**Exercise aim**: Write out the full listing exactly as given, minus the images.

**Available data**:

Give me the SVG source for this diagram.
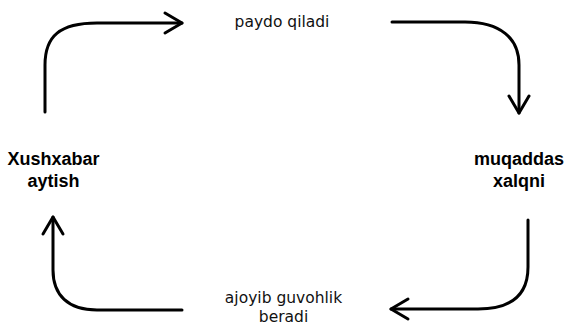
<svg xmlns="http://www.w3.org/2000/svg" width="567" height="325" viewBox="0 0 567 325">
<style>
  .edge { fill: none; stroke: #000; stroke-width: 3; stroke-linecap: round; stroke-linejoin: round; }
  .lbl { font-family: "DejaVu Sans", sans-serif; font-size: 15.5px; fill: #111; text-anchor: middle; }
  .node { font-family: "Liberation Sans", Arial, sans-serif; font-weight: bold; font-size: 18px; fill: #000; text-anchor: middle; }
</style>
<defs>
  <marker id="arrow" markerUnits="userSpaceOnUse" markerWidth="24" markerHeight="26" viewBox="-20 -12 24 24" refX="0" refY="0" orient="auto">
    <path d="M-17,-10 L0,0 L-17,10" fill="none" stroke="#000" stroke-width="3" stroke-linecap="round" stroke-linejoin="round"/>
  </marker>
</defs>
<rect width="567" height="325" fill="#fff"/>
<g id="connectors">
  <path class="edge" d="M45,112 V65 C45,36 60,23 97,23 H182" marker-end="url(#arrow)"/>
  <path class="edge" d="M392,22 H465 C500,22 519,38 519,65 V113" marker-end="url(#arrow)"/>
  <path class="edge" d="M528,220 V267 C528,296 510,309 478,309 H391" marker-end="url(#arrow)"/>
  <path class="edge" d="M182,310 H97 C68,310 53,295 53,270 V217" marker-end="url(#arrow)"/>
</g>
<g id="node-xushxabar">
  <text class="node" x="53.5" y="165">Xushxabar</text>
  <text class="node" x="53.5" y="187">aytish</text>
</g>
<g id="node-muqaddas">
  <text class="node" x="519" y="165">muqaddas</text>
  <text class="node" x="519" y="187">xalqni</text>
</g>
<g id="label-paydo">
  <text class="lbl" x="282" y="27">paydo qiladi</text>
</g>
<g id="label-ajoyib">
  <text class="lbl" x="283.5" y="303">ajoyib guvohlik</text>
  <text class="lbl" x="283.5" y="322">beradi</text>
</g>
</svg>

**Solution to this problem**:
Give me the SVG source for this diagram.
<svg xmlns="http://www.w3.org/2000/svg" width="567" height="325" viewBox="0 0 567 325">
<style>
  .edge { fill: none; stroke: #000; stroke-width: 3; stroke-linecap: round; stroke-linejoin: round; }
  .lbl { font-family: "DejaVu Sans", sans-serif; font-size: 15.5px; fill: #111; text-anchor: middle; }
  .node { font-family: "Liberation Sans", Arial, sans-serif; font-weight: bold; font-size: 18px; fill: #000; text-anchor: middle; }
</style>
<defs>
  <marker id="arrow" markerUnits="userSpaceOnUse" markerWidth="24" markerHeight="26" viewBox="-20 -12 24 24" refX="0" refY="0" orient="auto">
    <path d="M-17,-10 L0,0 L-17,10" fill="none" stroke="#000" stroke-width="3" stroke-linecap="round" stroke-linejoin="round"/>
  </marker>
</defs>
<rect width="567" height="325" fill="#fff"/>
<g id="connectors">
  <path class="edge" d="M45,112 V65 C45,36 60,23 97,23 H182" marker-end="url(#arrow)"/>
  <path class="edge" d="M392,22 H465 C500,22 519,38 519,65 V113" marker-end="url(#arrow)"/>
  <path class="edge" d="M528,220 V267 C528,296 510,309 478,309 H391" marker-end="url(#arrow)"/>
  <path class="edge" d="M182,310 H97 C68,310 53,295 53,270 V217" marker-end="url(#arrow)"/>
</g>
<g id="node-xushxabar">
  <text class="node" x="53.5" y="165">Xushxabar</text>
  <text class="node" x="53.5" y="187">aytish</text>
</g>
<g id="node-muqaddas">
  <text class="node" x="519" y="165">muqaddas</text>
  <text class="node" x="519" y="187">xalqni</text>
</g>
<g id="label-paydo">
  <text class="lbl" x="282" y="27">paydo qiladi</text>
</g>
<g id="label-ajoyib">
  <text class="lbl" x="283.5" y="303">ajoyib guvohlik</text>
  <text class="lbl" x="283.5" y="322">beradi</text>
</g>
</svg>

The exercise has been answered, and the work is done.